Indian artist (1915–2004)

A. Perumal (1915 – 2004) was an Indian artist associated with the Bengal School of Art. Known for his efforts to make art accessible to tribal communities in and around Shantiniketan, he worked extensively as a painter and sculptor.

Perumal was born in Ammapatti, a village near Uthamapalayam in Theni district, Tamil Nadu. After losing his parents at a young age, he faced significant challenges but excelled in his studies. At 16, he was sent to Shantiniketan by a local freedom fighter. At Shantiniketan, he studied under Rabindranath Tagore and received training from artists Benode Behari Mukherjee and Nandalal Bose.

Perumal’s body of work included paintings, sculptures, murals, and frescoes created using various media such as watercolors, tempera, ink, wood, and ceramic tiles. His art often depicted Indian landscapes, rural life, and tribal culture, reflecting the stylistic influences of the Bengal School.

Committed to making art accessible, Perumal painted murals on the walls of tribal huts in Santhal villages, creating what his mentor Nandalal Bose referred to as a "wayside gallery." These murals were intended to integrate art into the daily lives of local communities. Perumal did not hold formal exhibitions or sell his work, as he believed his art belonged to the public rather than private collectors. His works were preserved posthumously, primarily through the efforts of the Aravind Eye Hospital in Madurai.

He spent much of his career at Kalabhavan, Shantiniketan’s art school, where he served as a faculty member for nearly four decades.
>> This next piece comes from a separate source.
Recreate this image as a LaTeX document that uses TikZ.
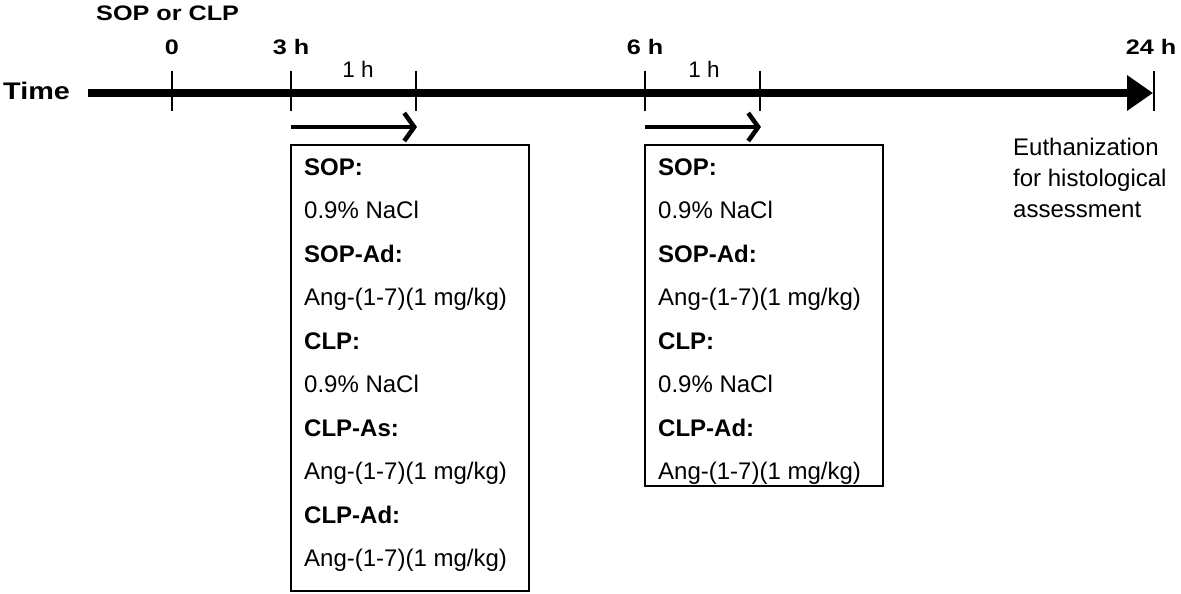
\documentclass[tikz,border=0pt]{standalone}
\usepackage{fontspec}
\setmainfont{Liberation Sans}
\usetikzlibrary{arrows.meta}
\newcommand{\wide}[1]{\scalebox{1.2}[1]{#1}}
\begin{document}
\begin{tikzpicture}[x=1pt,y=-1pt,
  lbl/.style={font=\fontsize{21}{25}\selectfont\bfseries, inner sep=0pt},
  hlbl/.style={font=\fontsize{22.5}{26}\selectfont, inner sep=0pt},
  tick/.style={line width=2.2pt},
  dose/.style={line width=4.5pt, -{Straight Barb[length=10pt,width=28pt,line width=4.5pt]}},
  panel/.style={draw, line width=2pt},
  boxtxt/.style={font=\fontsize{24}{28}\selectfont, anchor=base west, inner sep=0pt},
  boxhead/.style={font=\fontsize{24}{28}\selectfont\bfseries, anchor=base west, inner sep=0pt}]
\useasboundingbox (0,0) rectangle (1181,594);
% timeline
\node[font=\fontsize{24}{28}\selectfont\bfseries, anchor=west, inner sep=0pt] (time) at (3,91) {\wide{Time}};
\coordinate (tstart) at (88,93);
\coordinate (tend) at (1153,93);
\draw[line width=8pt, -{Triangle[length=26pt,width=34pt]}] (tstart) -- (tend);
% ticks
\foreach \n/\x in {t0/172, t3/291, t4/416, t6/645, t7/760, t24/1154}{
  \coordinate (\n top) at (\x,71);
  \coordinate (\n bot) at (\x,111);
  \draw[tick] (\n top) -- (\n bot);
}
% labels
\node[lbl, anchor=west] (soclp) at (96,13) {\wide{SOP or CLP}};
\node[lbl] (l0) at (172,47) {\wide{0}};
\node[lbl] (l3) at (291,47) {\wide{3 h}};
\node[lbl] (l6) at (645,47) {\wide{6 h}};
\node[lbl] (l24) at (1151,47) {\wide{24 h}};
\node[hlbl] (h1) at (358,69.5) {1 h};
\node[hlbl] (h2) at (704,69.5) {1 h};
% dosing arrows
\coordinate (a1s) at (291,127); \coordinate (a1e) at (417,127);
\coordinate (a2s) at (645,127); \coordinate (a2e) at (761,127);
\draw[dose] (a1s) -- (a1e);
\draw[dose] (a2s) -- (a2e);
% boxes
\draw[panel] (291,145) rectangle (529,591);
\draw[panel] (645,145) rectangle (883,486);
\foreach \bx/\nm in {304/A, 658/B}{
  \node[boxhead] (\nm1) at (\bx,175) {SOP:};
  \node[boxtxt]  (\nm2) at (\bx,218.5) {0.9\% NaCl};
  \node[boxhead] (\nm3) at (\bx,262) {SOP-Ad:};
  \node[boxtxt]  (\nm4) at (\bx,305.5) {Ang-(1-7)(1 mg/kg)};
  \node[boxhead] (\nm5) at (\bx,349) {CLP:};
  \node[boxtxt]  (\nm6) at (\bx,392.5) {0.9\% NaCl};
}
\node[boxhead] (A7) at (304,436) {CLP-As:};
\node[boxtxt]  (A8) at (304,479.5) {Ang-(1-7)(1 mg/kg)};
\node[boxhead] (A9) at (304,523) {CLP-Ad:};
\node[boxtxt]  (A10) at (304,566.5) {Ang-(1-7)(1 mg/kg)};
\node[boxhead] (B7) at (658,436) {CLP-Ad:};
\node[boxtxt]  (B8) at (658,479.5) {Ang-(1-7)(1 mg/kg)};
% euthanization
\node[boxtxt] (eu1) at (1013,155) {Euthanization};
\node[boxtxt] (eu2) at (1013,186) {for histological};
\node[boxtxt] (eu3) at (1013,217) {assessment};
\end{tikzpicture}
\end{document}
In addition to his visual art, Perumal contributed to art literature by translating Nandalal Bose’s book on art into Tamil under the title Theneer Kalai.

One of Perumal’s significant contributions is his involvement in the illustrations for the Constitution of India. Part 19 of the Constitution, which deals with Miscellaneous provisions, features an illustration of Netaji Subhas Chandra Bose saluting in military attire, surrounded by troops. The artwork includes Nandalal Bose's signature, with Perumal's signature visible in the lower-left corner.

In 1999, poet and art critic Indran published Taking His Art to Tribals: Art and Life of A. Perumal of Santiniketan, documenting his contributions. Perumal died in 2004.